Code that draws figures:
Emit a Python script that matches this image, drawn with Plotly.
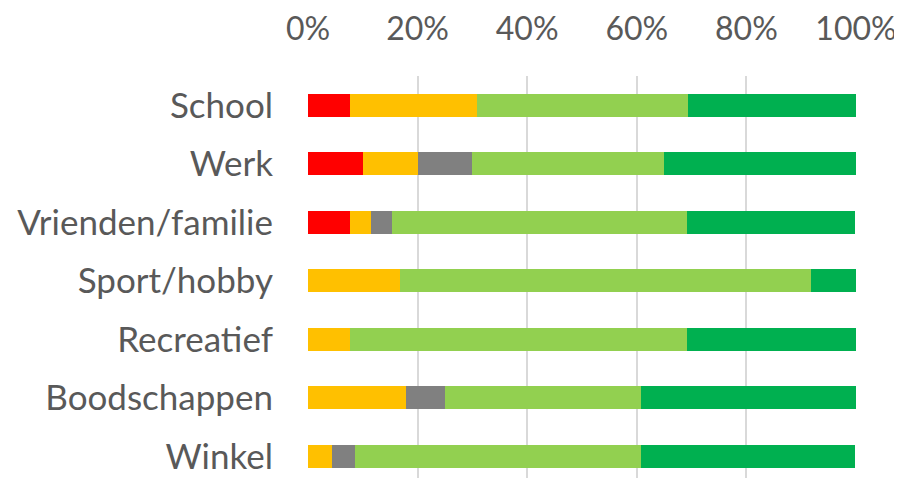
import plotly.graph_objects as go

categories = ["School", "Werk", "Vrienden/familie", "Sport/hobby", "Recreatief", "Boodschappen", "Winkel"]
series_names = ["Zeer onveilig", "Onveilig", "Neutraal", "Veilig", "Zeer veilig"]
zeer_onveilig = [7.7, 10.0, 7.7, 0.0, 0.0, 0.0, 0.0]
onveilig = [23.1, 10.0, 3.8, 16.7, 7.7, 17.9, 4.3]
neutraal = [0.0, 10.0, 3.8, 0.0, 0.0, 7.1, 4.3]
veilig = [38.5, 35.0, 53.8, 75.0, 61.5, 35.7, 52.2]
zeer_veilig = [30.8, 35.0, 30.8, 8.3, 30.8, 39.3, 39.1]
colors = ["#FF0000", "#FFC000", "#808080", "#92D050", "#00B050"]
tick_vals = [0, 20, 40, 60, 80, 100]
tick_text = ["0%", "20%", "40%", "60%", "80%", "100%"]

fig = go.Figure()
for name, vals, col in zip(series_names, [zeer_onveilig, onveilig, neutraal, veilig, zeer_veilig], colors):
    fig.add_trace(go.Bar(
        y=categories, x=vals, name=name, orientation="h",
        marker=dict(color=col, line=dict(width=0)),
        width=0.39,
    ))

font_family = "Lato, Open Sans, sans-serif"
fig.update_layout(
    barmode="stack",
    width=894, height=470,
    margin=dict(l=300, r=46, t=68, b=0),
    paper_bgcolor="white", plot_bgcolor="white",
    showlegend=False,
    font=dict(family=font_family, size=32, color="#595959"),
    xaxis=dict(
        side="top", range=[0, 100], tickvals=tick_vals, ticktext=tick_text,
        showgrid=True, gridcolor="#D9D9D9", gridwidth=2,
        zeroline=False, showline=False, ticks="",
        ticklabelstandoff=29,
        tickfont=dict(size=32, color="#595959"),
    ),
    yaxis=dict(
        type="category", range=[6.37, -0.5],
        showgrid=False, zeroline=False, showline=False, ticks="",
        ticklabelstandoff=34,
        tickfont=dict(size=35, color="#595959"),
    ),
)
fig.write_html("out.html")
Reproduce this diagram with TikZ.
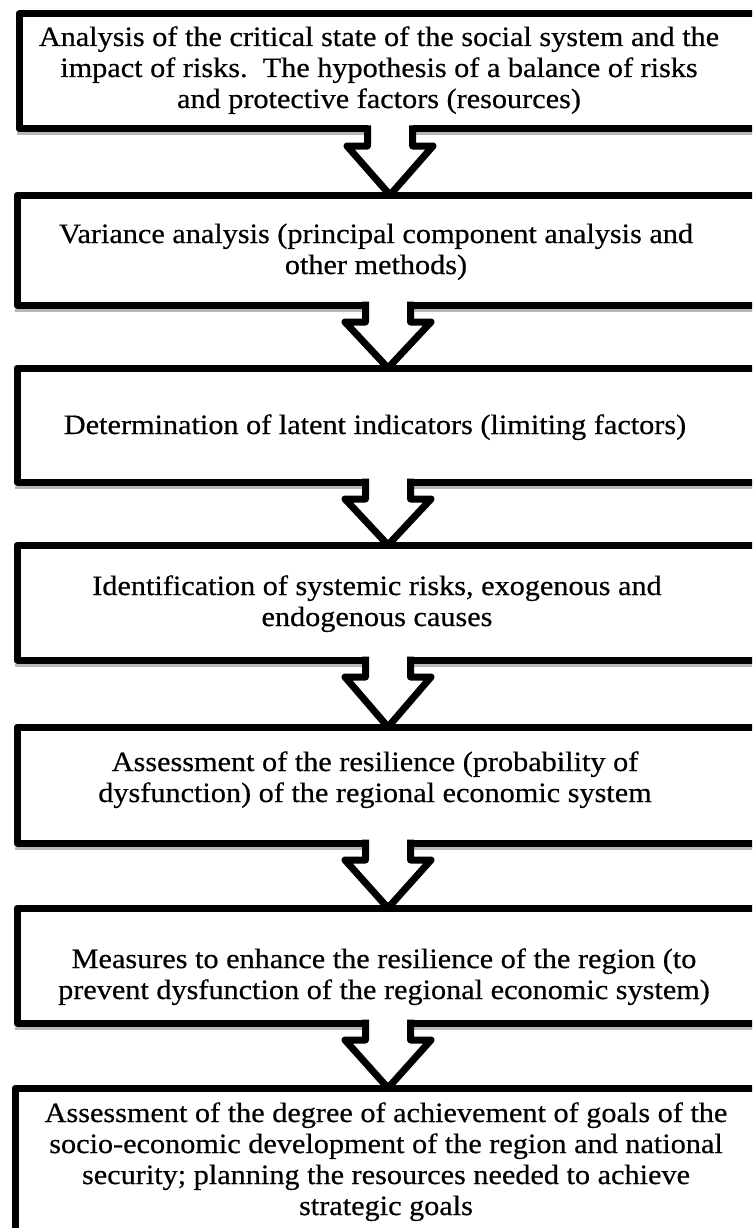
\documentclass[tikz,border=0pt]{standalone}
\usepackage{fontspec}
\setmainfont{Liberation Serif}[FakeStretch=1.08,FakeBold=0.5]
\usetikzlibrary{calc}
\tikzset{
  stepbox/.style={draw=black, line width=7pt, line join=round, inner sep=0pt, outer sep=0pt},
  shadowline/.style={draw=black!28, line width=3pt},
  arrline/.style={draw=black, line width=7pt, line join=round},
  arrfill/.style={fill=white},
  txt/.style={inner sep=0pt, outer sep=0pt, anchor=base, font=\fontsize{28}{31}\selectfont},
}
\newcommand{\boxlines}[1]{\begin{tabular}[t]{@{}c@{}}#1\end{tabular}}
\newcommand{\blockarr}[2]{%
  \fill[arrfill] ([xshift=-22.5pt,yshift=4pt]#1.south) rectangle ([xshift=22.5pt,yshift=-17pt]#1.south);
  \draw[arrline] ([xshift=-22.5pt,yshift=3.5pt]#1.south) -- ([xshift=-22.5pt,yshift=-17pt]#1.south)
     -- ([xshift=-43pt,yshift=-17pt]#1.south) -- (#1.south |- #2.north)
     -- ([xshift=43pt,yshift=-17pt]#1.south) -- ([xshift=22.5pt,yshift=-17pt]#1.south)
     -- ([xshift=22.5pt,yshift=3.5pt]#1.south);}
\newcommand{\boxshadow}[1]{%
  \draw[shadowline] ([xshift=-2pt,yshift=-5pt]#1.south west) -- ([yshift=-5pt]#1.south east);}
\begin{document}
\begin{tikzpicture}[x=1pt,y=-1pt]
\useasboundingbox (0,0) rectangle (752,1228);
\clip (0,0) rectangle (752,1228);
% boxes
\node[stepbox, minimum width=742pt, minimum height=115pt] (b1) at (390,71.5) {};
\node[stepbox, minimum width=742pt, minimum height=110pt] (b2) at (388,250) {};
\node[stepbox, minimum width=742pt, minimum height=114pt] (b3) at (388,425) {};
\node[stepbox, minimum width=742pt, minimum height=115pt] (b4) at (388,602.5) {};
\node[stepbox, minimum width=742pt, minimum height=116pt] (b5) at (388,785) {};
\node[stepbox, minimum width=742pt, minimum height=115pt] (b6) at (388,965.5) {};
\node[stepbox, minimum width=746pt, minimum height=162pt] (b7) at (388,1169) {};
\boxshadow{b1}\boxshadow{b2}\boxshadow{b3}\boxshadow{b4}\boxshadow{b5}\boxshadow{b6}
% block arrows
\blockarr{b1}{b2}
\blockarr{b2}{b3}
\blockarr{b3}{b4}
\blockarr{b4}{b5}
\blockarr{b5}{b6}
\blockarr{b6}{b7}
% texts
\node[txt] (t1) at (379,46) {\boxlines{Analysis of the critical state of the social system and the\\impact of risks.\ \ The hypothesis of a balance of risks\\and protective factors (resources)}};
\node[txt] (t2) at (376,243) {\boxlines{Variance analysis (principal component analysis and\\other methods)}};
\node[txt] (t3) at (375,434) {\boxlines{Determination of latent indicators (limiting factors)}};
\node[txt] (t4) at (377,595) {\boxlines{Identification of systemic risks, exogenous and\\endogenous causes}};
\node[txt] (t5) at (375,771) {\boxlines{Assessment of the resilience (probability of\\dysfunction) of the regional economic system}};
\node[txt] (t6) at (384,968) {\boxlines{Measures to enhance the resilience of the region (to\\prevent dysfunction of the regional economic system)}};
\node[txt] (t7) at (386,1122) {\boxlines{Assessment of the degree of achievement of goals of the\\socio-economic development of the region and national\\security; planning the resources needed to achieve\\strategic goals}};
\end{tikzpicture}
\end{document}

GIVEN INSTRUCTION: Restate the whole of the material word for word without the pictures.

TASK SOLUTION:
Emit a Python script that matches this image, drawn with Plotly.
import plotly.graph_objects as go

categories = ["School", "Werk", "Vrienden/familie", "Sport/hobby", "Recreatief", "Boodschappen", "Winkel"]
series_names = ["Zeer onveilig", "Onveilig", "Neutraal", "Veilig", "Zeer veilig"]
zeer_onveilig = [7.7, 10.0, 7.7, 0.0, 0.0, 0.0, 0.0]
onveilig = [23.1, 10.0, 3.8, 16.7, 7.7, 17.9, 4.3]
neutraal = [0.0, 10.0, 3.8, 0.0, 0.0, 7.1, 4.3]
veilig = [38.5, 35.0, 53.8, 75.0, 61.5, 35.7, 52.2]
zeer_veilig = [30.8, 35.0, 30.8, 8.3, 30.8, 39.3, 39.1]
colors = ["#FF0000", "#FFC000", "#808080", "#92D050", "#00B050"]
tick_vals = [0, 20, 40, 60, 80, 100]
tick_text = ["0%", "20%", "40%", "60%", "80%", "100%"]

fig = go.Figure()
for name, vals, col in zip(series_names, [zeer_onveilig, onveilig, neutraal, veilig, zeer_veilig], colors):
    fig.add_trace(go.Bar(
        y=categories, x=vals, name=name, orientation="h",
        marker=dict(color=col, line=dict(width=0)),
        width=0.39,
    ))

font_family = "Lato, Open Sans, sans-serif"
fig.update_layout(
    barmode="stack",
    width=894, height=470,
    margin=dict(l=300, r=46, t=68, b=0),
    paper_bgcolor="white", plot_bgcolor="white",
    showlegend=False,
    font=dict(family=font_family, size=32, color="#595959"),
    xaxis=dict(
        side="top", range=[0, 100], tickvals=tick_vals, ticktext=tick_text,
        showgrid=True, gridcolor="#D9D9D9", gridwidth=2,
        zeroline=False, showline=False, ticks="",
        ticklabelstandoff=29,
        tickfont=dict(size=32, color="#595959"),
    ),
    yaxis=dict(
        type="category", range=[6.37, -0.5],
        showgrid=False, zeroline=False, showline=False, ticks="",
        ticklabelstandoff=34,
        tickfont=dict(size=35, color="#595959"),
    ),
)
fig.write_html("out.html")
Reproduce this diagram with TikZ.
\documentclass[tikz,border=0pt]{standalone}
\usepackage{fontspec}
\setmainfont{Liberation Serif}[FakeStretch=1.08,FakeBold=0.5]
\usetikzlibrary{calc}
\tikzset{
  stepbox/.style={draw=black, line width=7pt, line join=round, inner sep=0pt, outer sep=0pt},
  shadowline/.style={draw=black!28, line width=3pt},
  arrline/.style={draw=black, line width=7pt, line join=round},
  arrfill/.style={fill=white},
  txt/.style={inner sep=0pt, outer sep=0pt, anchor=base, font=\fontsize{28}{31}\selectfont},
}
\newcommand{\boxlines}[1]{\begin{tabular}[t]{@{}c@{}}#1\end{tabular}}
\newcommand{\blockarr}[2]{%
  \fill[arrfill] ([xshift=-22.5pt,yshift=4pt]#1.south) rectangle ([xshift=22.5pt,yshift=-17pt]#1.south);
  \draw[arrline] ([xshift=-22.5pt,yshift=3.5pt]#1.south) -- ([xshift=-22.5pt,yshift=-17pt]#1.south)
     -- ([xshift=-43pt,yshift=-17pt]#1.south) -- (#1.south |- #2.north)
     -- ([xshift=43pt,yshift=-17pt]#1.south) -- ([xshift=22.5pt,yshift=-17pt]#1.south)
     -- ([xshift=22.5pt,yshift=3.5pt]#1.south);}
\newcommand{\boxshadow}[1]{%
  \draw[shadowline] ([xshift=-2pt,yshift=-5pt]#1.south west) -- ([yshift=-5pt]#1.south east);}
\begin{document}
\begin{tikzpicture}[x=1pt,y=-1pt]
\useasboundingbox (0,0) rectangle (752,1228);
\clip (0,0) rectangle (752,1228);
% boxes
\node[stepbox, minimum width=742pt, minimum height=115pt] (b1) at (390,71.5) {};
\node[stepbox, minimum width=742pt, minimum height=110pt] (b2) at (388,250) {};
\node[stepbox, minimum width=742pt, minimum height=114pt] (b3) at (388,425) {};
\node[stepbox, minimum width=742pt, minimum height=115pt] (b4) at (388,602.5) {};
\node[stepbox, minimum width=742pt, minimum height=116pt] (b5) at (388,785) {};
\node[stepbox, minimum width=742pt, minimum height=115pt] (b6) at (388,965.5) {};
\node[stepbox, minimum width=746pt, minimum height=162pt] (b7) at (388,1169) {};
\boxshadow{b1}\boxshadow{b2}\boxshadow{b3}\boxshadow{b4}\boxshadow{b5}\boxshadow{b6}
% block arrows
\blockarr{b1}{b2}
\blockarr{b2}{b3}
\blockarr{b3}{b4}
\blockarr{b4}{b5}
\blockarr{b5}{b6}
\blockarr{b6}{b7}
% texts
\node[txt] (t1) at (379,46) {\boxlines{Analysis of the critical state of the social system and the\\impact of risks.\ \ The hypothesis of a balance of risks\\and protective factors (resources)}};
\node[txt] (t2) at (376,243) {\boxlines{Variance analysis (principal component analysis and\\other methods)}};
\node[txt] (t3) at (375,434) {\boxlines{Determination of latent indicators (limiting factors)}};
\node[txt] (t4) at (377,595) {\boxlines{Identification of systemic risks, exogenous and\\endogenous causes}};
\node[txt] (t5) at (375,771) {\boxlines{Assessment of the resilience (probability of\\dysfunction) of the regional economic system}};
\node[txt] (t6) at (384,968) {\boxlines{Measures to enhance the resilience of the region (to\\prevent dysfunction of the regional economic system)}};
\node[txt] (t7) at (386,1122) {\boxlines{Assessment of the degree of achievement of goals of the\\socio-economic development of the region and national\\security; planning the resources needed to achieve\\strategic goals}};
\end{tikzpicture}
\end{document}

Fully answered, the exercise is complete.